**Task details**
In the data below, find every line with the string "this" and pull it out.

**Material**

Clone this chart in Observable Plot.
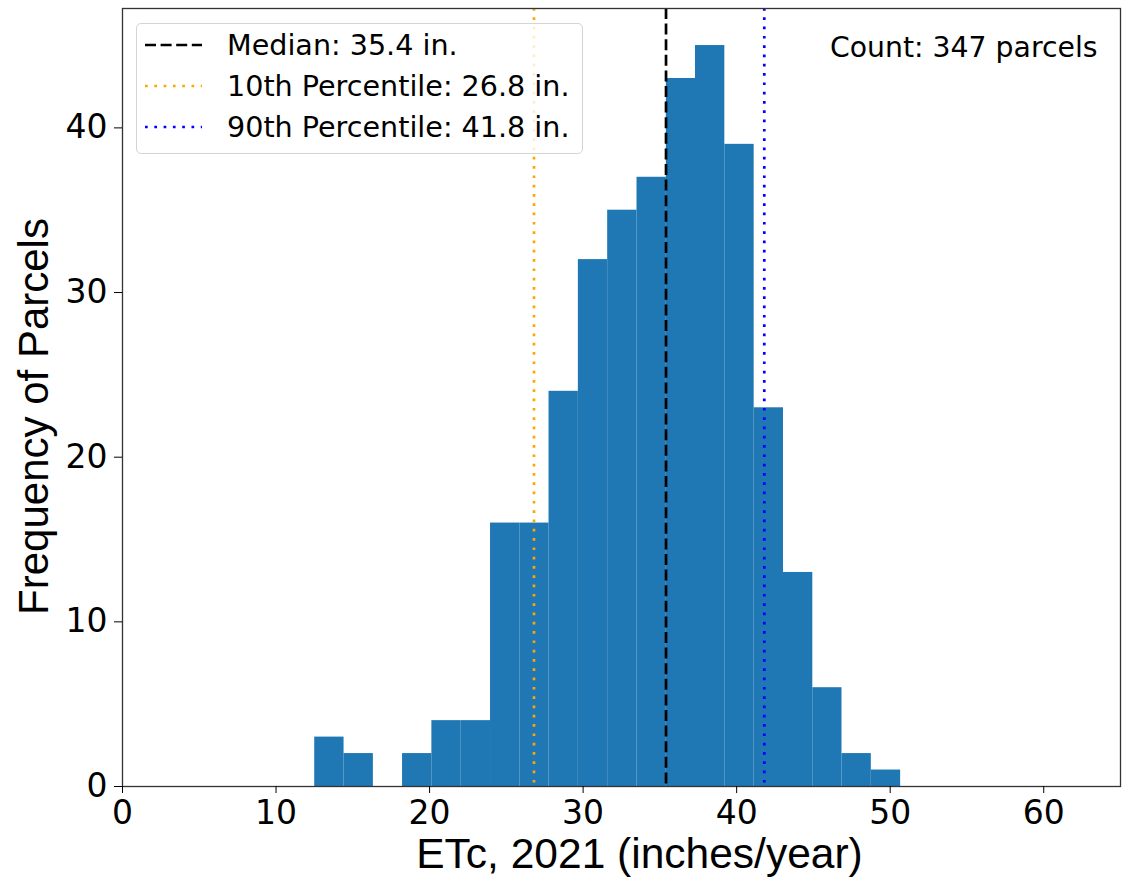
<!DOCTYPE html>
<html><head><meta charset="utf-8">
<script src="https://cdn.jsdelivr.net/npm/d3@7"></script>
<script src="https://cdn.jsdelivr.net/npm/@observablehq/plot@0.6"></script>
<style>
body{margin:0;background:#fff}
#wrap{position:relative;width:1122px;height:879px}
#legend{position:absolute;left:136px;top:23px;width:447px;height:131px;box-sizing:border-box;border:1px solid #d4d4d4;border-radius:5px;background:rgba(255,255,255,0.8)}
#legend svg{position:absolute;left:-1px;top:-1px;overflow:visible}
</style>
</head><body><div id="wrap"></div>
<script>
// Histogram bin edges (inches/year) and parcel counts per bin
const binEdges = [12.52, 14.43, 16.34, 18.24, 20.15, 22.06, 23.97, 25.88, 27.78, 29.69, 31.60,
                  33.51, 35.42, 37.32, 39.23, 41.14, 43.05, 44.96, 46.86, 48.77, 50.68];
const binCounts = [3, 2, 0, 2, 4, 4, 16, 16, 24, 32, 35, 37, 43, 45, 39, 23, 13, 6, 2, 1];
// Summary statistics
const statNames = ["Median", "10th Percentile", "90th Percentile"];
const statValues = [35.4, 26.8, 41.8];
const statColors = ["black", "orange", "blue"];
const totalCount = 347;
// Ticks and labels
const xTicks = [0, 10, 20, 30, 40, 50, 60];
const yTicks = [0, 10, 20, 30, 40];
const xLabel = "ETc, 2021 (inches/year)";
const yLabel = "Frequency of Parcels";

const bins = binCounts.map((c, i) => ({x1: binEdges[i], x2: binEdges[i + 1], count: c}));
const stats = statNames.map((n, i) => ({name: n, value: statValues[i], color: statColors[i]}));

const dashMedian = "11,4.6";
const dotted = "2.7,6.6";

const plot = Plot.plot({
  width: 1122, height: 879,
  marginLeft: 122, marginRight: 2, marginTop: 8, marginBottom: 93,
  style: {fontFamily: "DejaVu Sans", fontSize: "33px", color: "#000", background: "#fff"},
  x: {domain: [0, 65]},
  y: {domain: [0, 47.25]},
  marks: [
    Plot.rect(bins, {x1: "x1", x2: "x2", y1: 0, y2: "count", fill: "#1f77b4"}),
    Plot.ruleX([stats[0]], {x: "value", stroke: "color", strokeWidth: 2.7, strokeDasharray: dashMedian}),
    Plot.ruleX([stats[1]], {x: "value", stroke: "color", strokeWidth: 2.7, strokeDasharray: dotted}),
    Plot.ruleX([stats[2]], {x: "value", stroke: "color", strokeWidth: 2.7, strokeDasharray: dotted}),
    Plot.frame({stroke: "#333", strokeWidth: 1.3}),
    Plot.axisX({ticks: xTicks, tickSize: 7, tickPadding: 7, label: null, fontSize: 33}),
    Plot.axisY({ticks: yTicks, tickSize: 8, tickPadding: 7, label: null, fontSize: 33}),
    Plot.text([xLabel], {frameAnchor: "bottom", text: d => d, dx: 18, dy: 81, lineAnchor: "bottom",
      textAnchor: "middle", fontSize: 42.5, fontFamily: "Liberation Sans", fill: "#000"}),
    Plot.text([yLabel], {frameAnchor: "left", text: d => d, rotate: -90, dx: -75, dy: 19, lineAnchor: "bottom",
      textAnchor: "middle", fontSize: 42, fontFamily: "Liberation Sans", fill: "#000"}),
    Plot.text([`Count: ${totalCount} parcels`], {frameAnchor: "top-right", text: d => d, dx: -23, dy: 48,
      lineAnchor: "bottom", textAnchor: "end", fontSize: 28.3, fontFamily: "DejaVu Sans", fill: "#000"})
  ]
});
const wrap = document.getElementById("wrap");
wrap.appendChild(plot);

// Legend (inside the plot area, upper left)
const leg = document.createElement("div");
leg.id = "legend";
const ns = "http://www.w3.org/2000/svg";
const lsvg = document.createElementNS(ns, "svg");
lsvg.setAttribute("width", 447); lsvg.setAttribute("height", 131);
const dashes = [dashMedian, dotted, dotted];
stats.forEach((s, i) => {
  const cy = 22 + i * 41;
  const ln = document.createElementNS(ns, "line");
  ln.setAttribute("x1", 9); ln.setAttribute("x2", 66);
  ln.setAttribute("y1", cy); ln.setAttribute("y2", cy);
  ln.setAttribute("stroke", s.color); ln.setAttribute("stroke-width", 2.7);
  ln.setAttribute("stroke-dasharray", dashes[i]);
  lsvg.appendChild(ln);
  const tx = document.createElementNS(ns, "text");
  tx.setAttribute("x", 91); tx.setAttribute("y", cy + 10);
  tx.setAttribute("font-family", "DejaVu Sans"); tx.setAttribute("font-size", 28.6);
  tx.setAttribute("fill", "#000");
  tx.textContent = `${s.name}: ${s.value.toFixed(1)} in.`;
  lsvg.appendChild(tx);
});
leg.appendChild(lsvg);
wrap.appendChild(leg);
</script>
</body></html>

...

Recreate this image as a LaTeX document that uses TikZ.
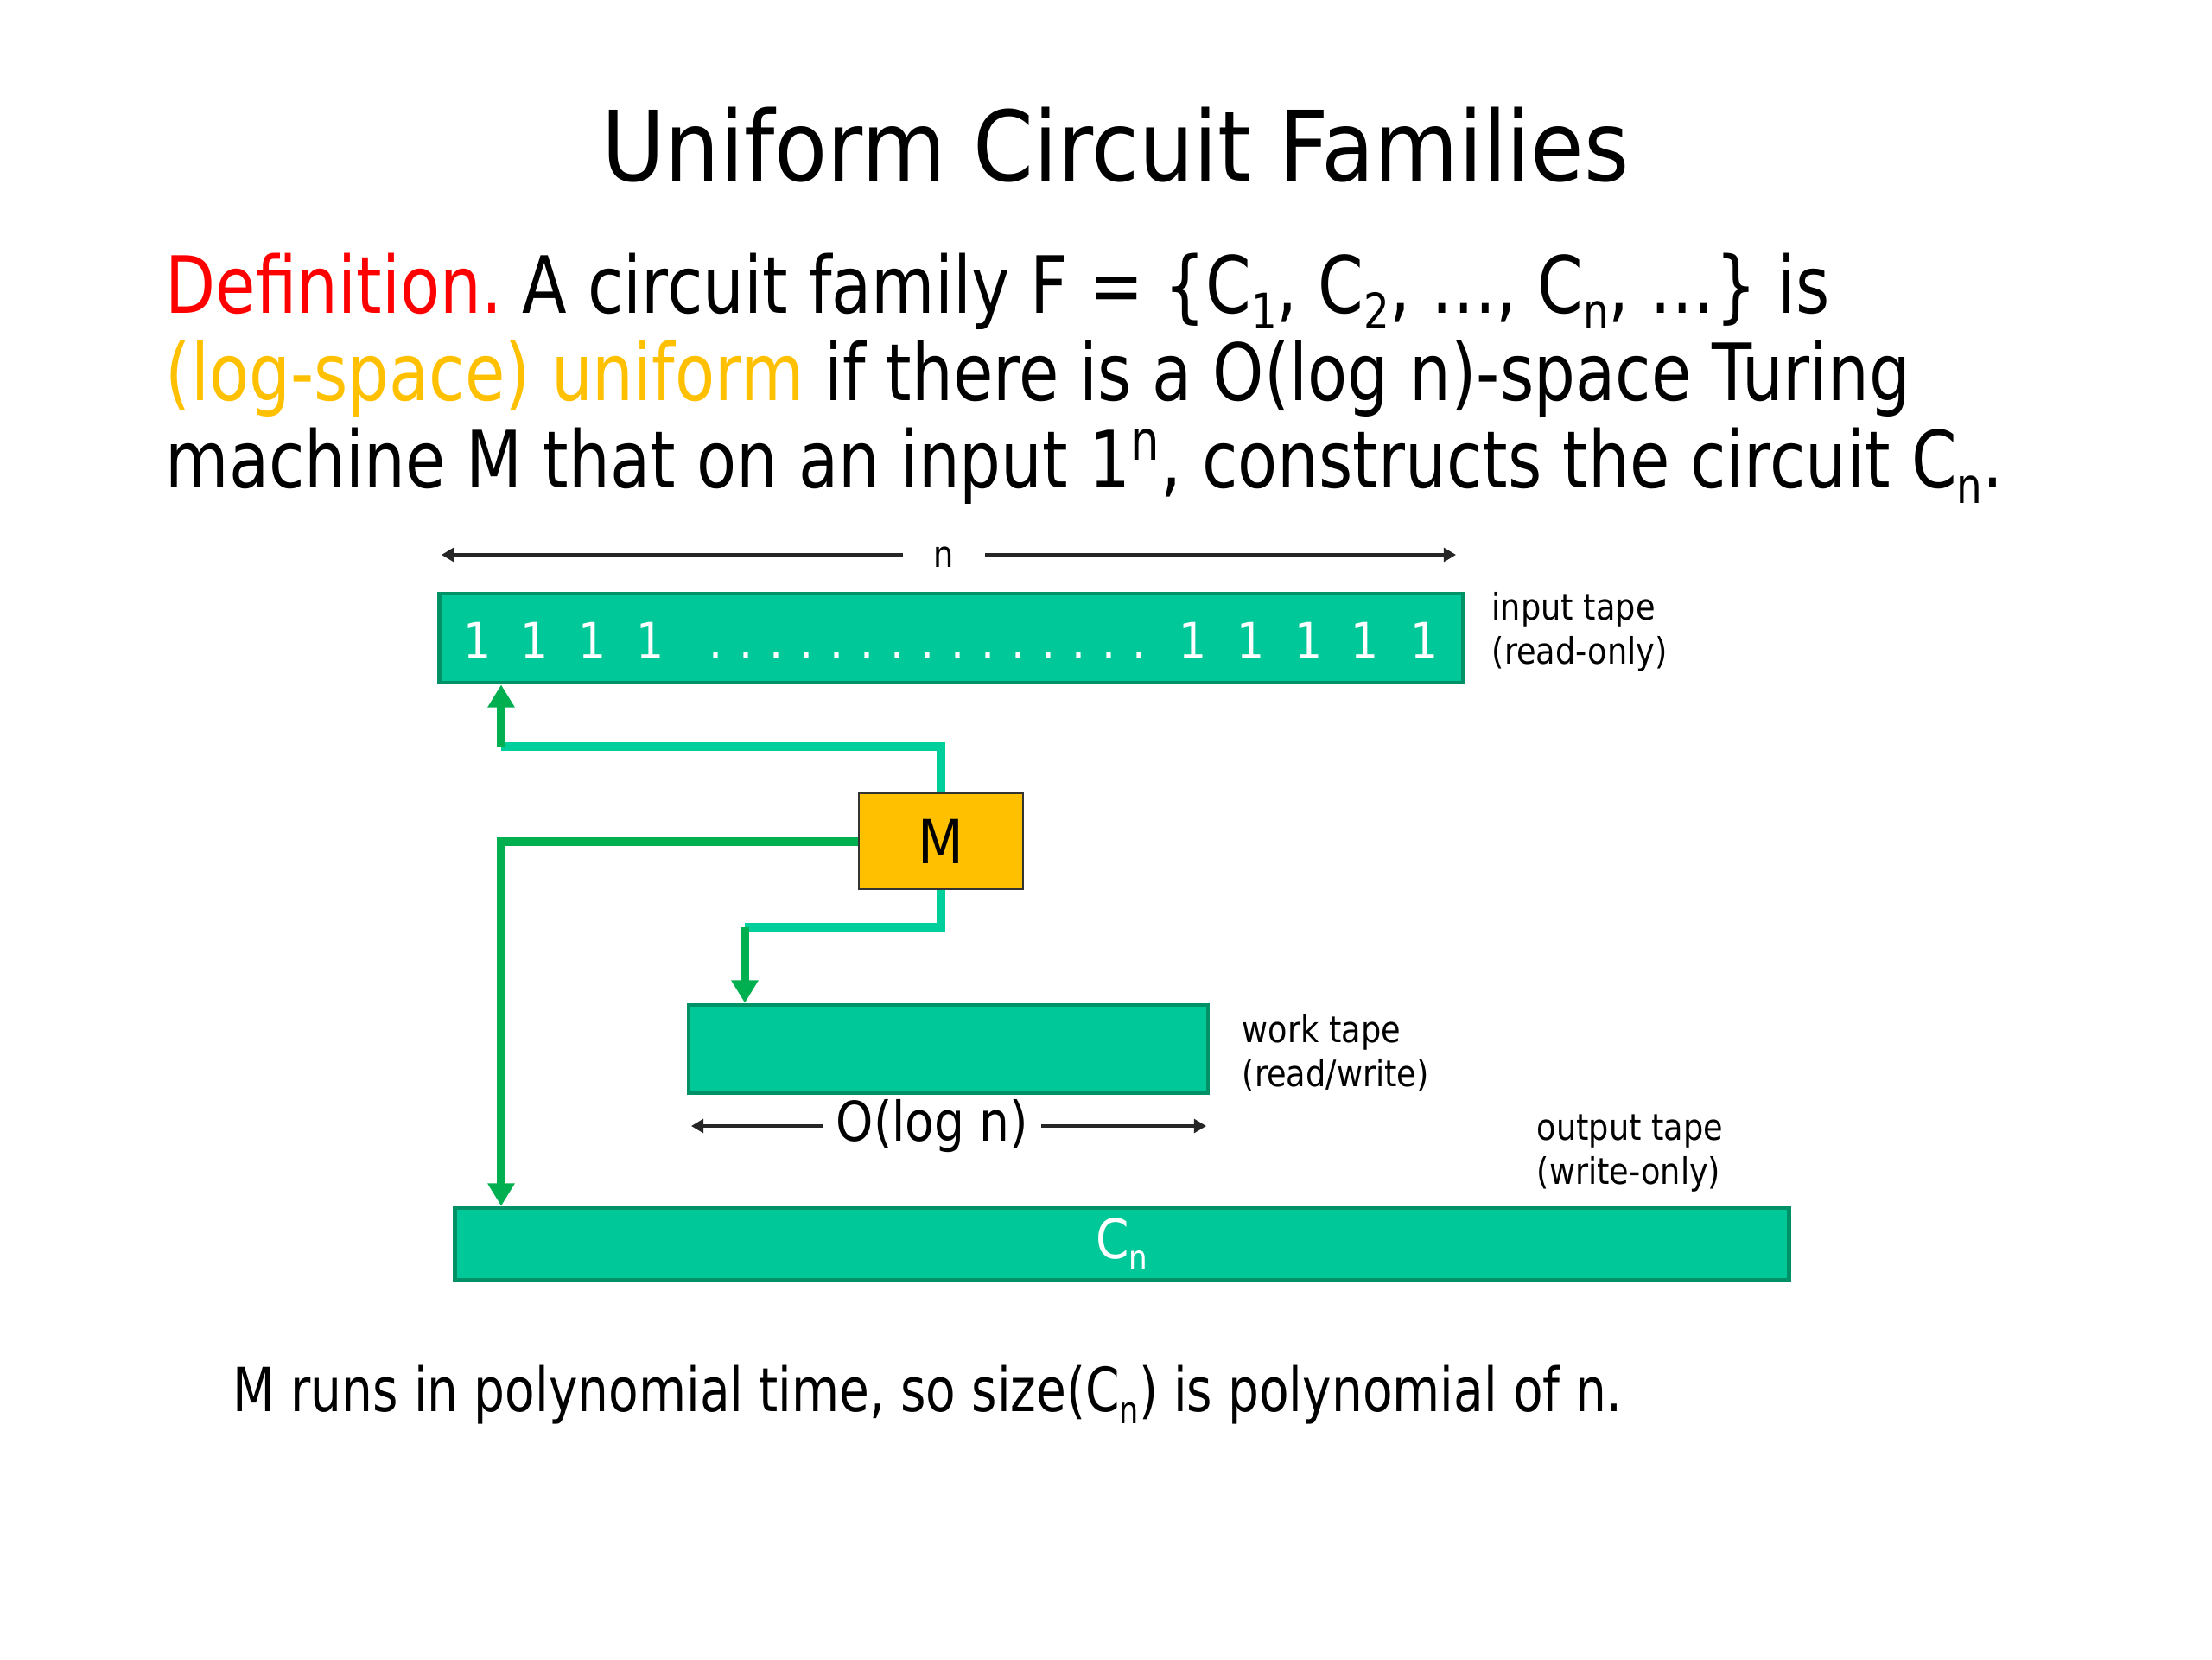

==

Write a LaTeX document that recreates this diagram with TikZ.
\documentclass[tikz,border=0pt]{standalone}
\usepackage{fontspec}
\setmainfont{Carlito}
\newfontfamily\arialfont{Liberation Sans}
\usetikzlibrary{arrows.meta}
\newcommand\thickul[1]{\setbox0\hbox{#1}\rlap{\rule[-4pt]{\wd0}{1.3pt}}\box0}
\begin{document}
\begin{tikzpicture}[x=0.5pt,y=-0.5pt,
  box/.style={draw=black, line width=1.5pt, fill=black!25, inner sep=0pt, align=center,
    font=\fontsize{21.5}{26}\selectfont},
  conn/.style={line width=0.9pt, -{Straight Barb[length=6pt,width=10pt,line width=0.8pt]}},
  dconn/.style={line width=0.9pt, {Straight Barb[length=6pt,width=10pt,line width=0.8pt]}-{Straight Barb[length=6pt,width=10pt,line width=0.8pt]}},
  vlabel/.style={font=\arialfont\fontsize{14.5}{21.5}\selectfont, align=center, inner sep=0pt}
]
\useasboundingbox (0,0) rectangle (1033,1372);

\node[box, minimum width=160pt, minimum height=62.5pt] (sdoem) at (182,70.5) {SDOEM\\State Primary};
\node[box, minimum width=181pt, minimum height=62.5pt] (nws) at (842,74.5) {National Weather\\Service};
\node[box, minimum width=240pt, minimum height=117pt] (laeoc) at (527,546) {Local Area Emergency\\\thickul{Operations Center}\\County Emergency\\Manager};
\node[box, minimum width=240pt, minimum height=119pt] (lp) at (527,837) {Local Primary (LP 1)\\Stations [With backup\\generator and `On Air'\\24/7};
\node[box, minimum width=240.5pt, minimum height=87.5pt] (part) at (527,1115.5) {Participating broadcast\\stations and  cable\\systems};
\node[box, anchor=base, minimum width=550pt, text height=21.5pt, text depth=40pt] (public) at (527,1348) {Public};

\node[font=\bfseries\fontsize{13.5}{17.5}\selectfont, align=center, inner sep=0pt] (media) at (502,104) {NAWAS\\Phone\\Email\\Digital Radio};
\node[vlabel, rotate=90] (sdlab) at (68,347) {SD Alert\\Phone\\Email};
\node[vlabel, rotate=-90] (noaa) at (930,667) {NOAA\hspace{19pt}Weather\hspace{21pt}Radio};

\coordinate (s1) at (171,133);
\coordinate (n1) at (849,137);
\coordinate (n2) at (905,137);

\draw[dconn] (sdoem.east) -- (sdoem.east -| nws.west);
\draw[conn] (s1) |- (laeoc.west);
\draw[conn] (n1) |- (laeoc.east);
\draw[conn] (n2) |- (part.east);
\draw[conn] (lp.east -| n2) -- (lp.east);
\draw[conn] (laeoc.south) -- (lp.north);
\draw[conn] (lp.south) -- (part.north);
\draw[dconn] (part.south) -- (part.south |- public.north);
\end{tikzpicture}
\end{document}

**In response**
Clone this chart in Observable Plot.
Recreate this image as a LaTeX document that uses TikZ.
Write a LaTeX document that recreates this diagram with TikZ.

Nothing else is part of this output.